What are the symptoms of Tethered Spinal Cords?

Signs and symptoms of tethered cords in children vary considerably. Initially children may complain of generalized back or leg pain and as they grow where more tension is placed on the tethered area, bowel and bladder problems or trouble with walking or balance may present. In some cases, tethered cords may be suspected by the pediatrician when there has been a regression in bladder or bowel continence and other skin signs are present such as a mass of coarse, dark hair or a birthmark over the lower spine area.
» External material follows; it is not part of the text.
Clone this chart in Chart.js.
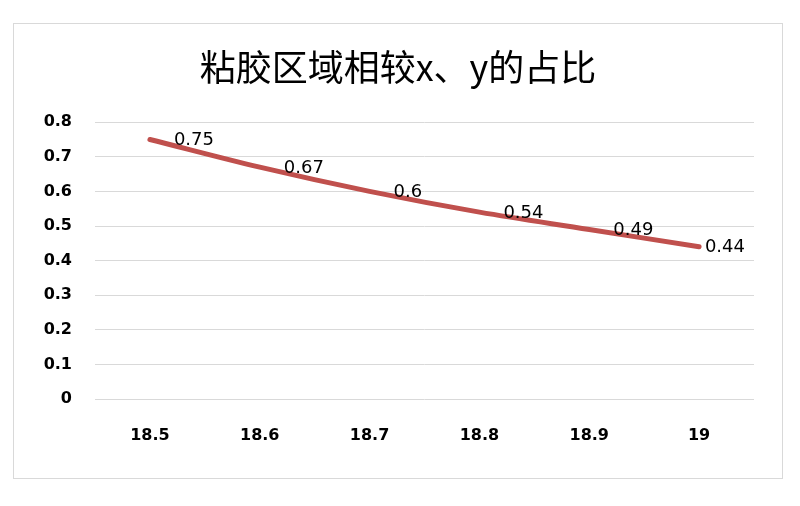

Other signs may be a deep, sacral, skin tags or growths, or a deviated buttock crack.

How are Tethered Spinal Cords diagnosed?

Often these obvious skin signs will lead to imaging such as an ultrasound of the sacral region. An ultrasound is most often the first test performed as the infant does not need to be sedated with anesthetic for the procedure. If the ultrasound results are not conclusive, a MRI of the spine where the infant/child is sedated is usually required to confirm the diagnosis and show the extent of the tethering.

Example of a Lipomyelomeningocele on MRI.

Treatment of Tethered Spinal Cords

Many pediatric neurosurgeons recommend that these conditions should be operated on, especially if children are symptomatic. The operation is tailored to the specific cause of the tethering. Typically, neurosurgeons will have neurophysiologists monitor spinal cord and nerve function during the delicate operation to minimize risk to these structures.